Certes, ces hommes allèguent à chaque occasion leur constitution, qui garantit aux bons Allemands tous les droits possibles ; mais cette constitution n’existe que sur le papier ; il en a été de même de la célèbre constitution républicaine de 1793, qui n’a jamais été appliquée, Robespierre et ses adeptes ayant déclaré qu’elle ne pouvait être mise en pratique, la patrie étant en danger. Ils ont donc maintenu la dictature, et celle-ci a conduit au 9 thermidor, à la domination honteuse du Directoire et, enfin, à la dictature de l’épée napoléonienne. En Allemagne, on est déjà arrivé au Directoire ; il ne manque plus que l’homme qui jouera le rôle de Napoléon.
Certes, nous savons que la révolution ne peut pas se faire avec de l’eau de rose ; nous savons aussi que les classes possédantes n’abandonneront pas volontairement leurs privilèges. Le jour de la révolution victorieuse, les travailleurs doivent imposer leur volonté aux possesseurs actuels du sol, du sous-sol et des moyens de production. Mais cela ne pourra se produire, selon nous, que si les travailleurs prennent eux-mêmes en mains le capital social, et, avant tout, s’ils démolissent l’appareil de force politique, lequel a été jusqu’à présent et sera toujours la forteresse qui permettait de tromper les masses. Cet acte est, pour nous, un acte de libération, une proclamation de la justice sociale ; c’est l’essence même de la révolution sociale, qui n’a rien de commun avec l’idée purement bourgeoise de la dictature.

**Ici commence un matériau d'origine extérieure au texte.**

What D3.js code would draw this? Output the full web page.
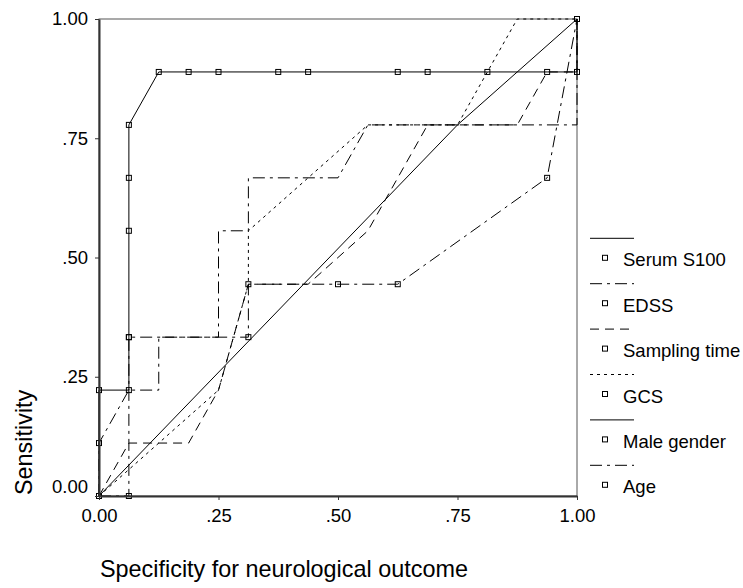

Le fait qu’un grand nombre de partis socialistes ont adhéré à l’idée des Conseils, qui est celle des socialistes libres et des syndicalistes, est un aveu ; ils reconnaissent par là que la tactique suivie jusqu’à présent a été fausse et que le mouvement ouvrier doit créer pour lui, dans ces Conseils, un organe qui, seul, lui permettra de réaliser le socialisme. D’autres parts, on ne doit pas oublier que cette adhésion soudaine risque d’introduire dans la conception des Conseils beaucoup d’éléments étrangers, n’ayant rien de commun avec ses tâches originelles et devant être éliminés, comme dangereux pour son développement ultérieur. Parmi ces éléments étrangers, la première place appartient à l’idée de la dictature. Notre tâche doit être de parer à ce danger et de prémunir nos camarades de classe contre des expériences qui ne peuvent pas accélérer, mais peuvent, au contraire, retarder l’émancipation sociale.
Aussi notre mot d’ordre reste : « Tout par les Conseils ! Aucun pouvoir au-dessus d’eux ! » et ce mot d’ordre sera en même temps celui de la révolution sociale.